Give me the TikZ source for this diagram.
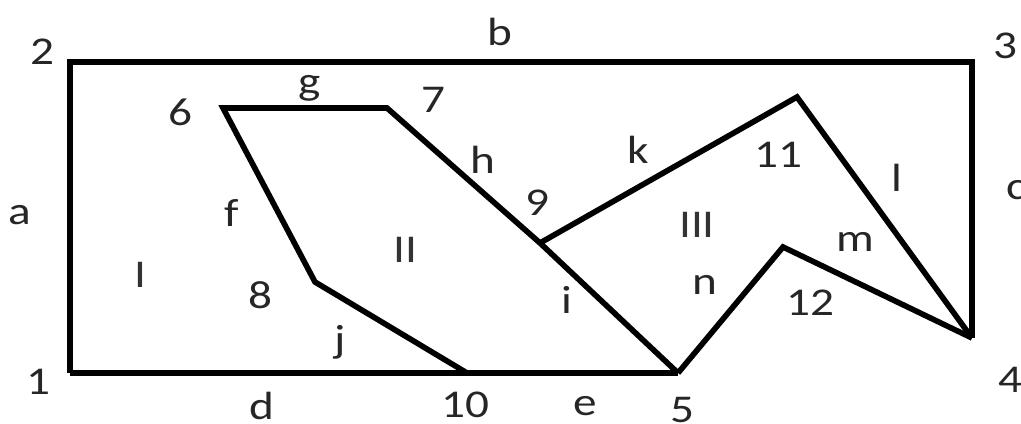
\documentclass[tikz,border=0pt]{standalone}
\usepackage{fontspec}
\setmainfont{Carlito}[FakeStretch=1.2]
\usepackage{tikz}

\begin{document}
\begin{tikzpicture}[
  edge/.style={line width=4pt, black, line join=miter},
  num/.style={inner sep=0pt, font=\fontsize{28}{30}\selectfont, text=black!85},
  lbl/.style={inner sep=0pt, font=\fontsize{28}{30}\selectfont, text=black!85},
  reg/.style={inner sep=0pt, font=\fontsize{28}{30}\selectfont, text=black!80},
]
\useasboundingbox (0,0) rectangle (25.525,10.6);
\coordinate (p1) at (1.75,1.275);
\coordinate (p2) at (1.75,9.05);
\coordinate (p3) at (24.3,9.05);
\coordinate (p4) at (24.3,2.15);
\coordinate (p5) at (16.95,1.275);
\coordinate (p6) at (5.575,7.9);
\coordinate (p7) at (9.675,7.9);
\coordinate (p8) at (7.875,3.55);
\coordinate (p9) at (13.5,4.525);
\coordinate (p10) at (11.675,1.275);
\coordinate (p11) at (19.925,8.175);
\coordinate (p12) at (19.575,4.425);
\draw[edge] (p1) -- (p2) -- (p3) -- (p4);
\draw[edge] (p1) -- (p10) -- (p5);
\draw[edge] (p10) -- (p8) -- (p6) -- (p7) -- (p9) -- (p5);
\draw[edge] (p9) -- (p11) -- (p4);
\draw[edge] (p5) -- (p12) -- (p4);
\node[num] (n1) at (0.95,1.05) {1};
\node[num] (n2) at (1.05,9.3) {2};
\node[num] (n3) at (25.125,9.45) {3};
\node[num] (n4) at (25.25,1.1) {4};
\node[num] (n5) at (17.05,0.35) {5};
\node[num] (n6) at (4.5,7.8) {6};
\node[num] (n7) at (10.825,8.1) {7};
\node[num] (n8) at (6.5,3.225) {8};
\node[num] (n9) at (13.425,5.525) {9};
\node[num] (n10) at (11.625,0.475) {10};
\node[num] (n11) at (19.45,6.725) {11};
\node[num] (n12) at (20.25,3.025) {12};
\node[lbl] (la) at (0.5,5.225) {a};
\node[lbl] (lb) at (12.5,9.8) {b};
\node[lbl] (lc) at (25.4,5.85) {c};
\node[lbl] (ld) at (6.55,0.45) {d};
\node[lbl] (le) at (14.625,0.45) {e};
\node[lbl] (lf) at (5.8,5.275) {f};
\node[lbl] (lg) at (7.75,8.4) {g};
\node[lbl] (lh) at (12.075,6.6) {h};
\node[lbl] (li) at (14.175,3.1) {i};
\node[lbl] (lj) at (8.5,2.05) {j};
\node[lbl] (lk) at (15.95,6.85) {k};
\node[lbl] (ll) at (22.425,6.15) {l};
\node[lbl] (lm) at (21.375,4.55) {m};
\node[lbl] (ln) at (17.625,3.475) {n};
\node[reg] (rI) at (3.5,3.725) {I};
\node[reg] (rII) at (10.125,4.35) {II};
\node[reg] (rIII) at (17.425,4.975) {III};
\end{tikzpicture}
\end{document}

Set task: Leave out the pictures and copy the rest of the material above exactly.

Answer to this problem:
Give me the TikZ source for this diagram.
\documentclass[tikz,border=0pt]{standalone}
\usepackage{fontspec}
\setmainfont{Carlito}[FakeStretch=1.2]
\usepackage{tikz}

\begin{document}
\begin{tikzpicture}[
  edge/.style={line width=4pt, black, line join=miter},
  num/.style={inner sep=0pt, font=\fontsize{28}{30}\selectfont, text=black!85},
  lbl/.style={inner sep=0pt, font=\fontsize{28}{30}\selectfont, text=black!85},
  reg/.style={inner sep=0pt, font=\fontsize{28}{30}\selectfont, text=black!80},
]
\useasboundingbox (0,0) rectangle (25.525,10.6);
\coordinate (p1) at (1.75,1.275);
\coordinate (p2) at (1.75,9.05);
\coordinate (p3) at (24.3,9.05);
\coordinate (p4) at (24.3,2.15);
\coordinate (p5) at (16.95,1.275);
\coordinate (p6) at (5.575,7.9);
\coordinate (p7) at (9.675,7.9);
\coordinate (p8) at (7.875,3.55);
\coordinate (p9) at (13.5,4.525);
\coordinate (p10) at (11.675,1.275);
\coordinate (p11) at (19.925,8.175);
\coordinate (p12) at (19.575,4.425);
\draw[edge] (p1) -- (p2) -- (p3) -- (p4);
\draw[edge] (p1) -- (p10) -- (p5);
\draw[edge] (p10) -- (p8) -- (p6) -- (p7) -- (p9) -- (p5);
\draw[edge] (p9) -- (p11) -- (p4);
\draw[edge] (p5) -- (p12) -- (p4);
\node[num] (n1) at (0.95,1.05) {1};
\node[num] (n2) at (1.05,9.3) {2};
\node[num] (n3) at (25.125,9.45) {3};
\node[num] (n4) at (25.25,1.1) {4};
\node[num] (n5) at (17.05,0.35) {5};
\node[num] (n6) at (4.5,7.8) {6};
\node[num] (n7) at (10.825,8.1) {7};
\node[num] (n8) at (6.5,3.225) {8};
\node[num] (n9) at (13.425,5.525) {9};
\node[num] (n10) at (11.625,0.475) {10};
\node[num] (n11) at (19.45,6.725) {11};
\node[num] (n12) at (20.25,3.025) {12};
\node[lbl] (la) at (0.5,5.225) {a};
\node[lbl] (lb) at (12.5,9.8) {b};
\node[lbl] (lc) at (25.4,5.85) {c};
\node[lbl] (ld) at (6.55,0.45) {d};
\node[lbl] (le) at (14.625,0.45) {e};
\node[lbl] (lf) at (5.8,5.275) {f};
\node[lbl] (lg) at (7.75,8.4) {g};
\node[lbl] (lh) at (12.075,6.6) {h};
\node[lbl] (li) at (14.175,3.1) {i};
\node[lbl] (lj) at (8.5,2.05) {j};
\node[lbl] (lk) at (15.95,6.85) {k};
\node[lbl] (ll) at (22.425,6.15) {l};
\node[lbl] (lm) at (21.375,4.55) {m};
\node[lbl] (ln) at (17.625,3.475) {n};
\node[reg] (rI) at (3.5,3.725) {I};
\node[reg] (rII) at (10.125,4.35) {II};
\node[reg] (rIII) at (17.425,4.975) {III};
\end{tikzpicture}
\end{document}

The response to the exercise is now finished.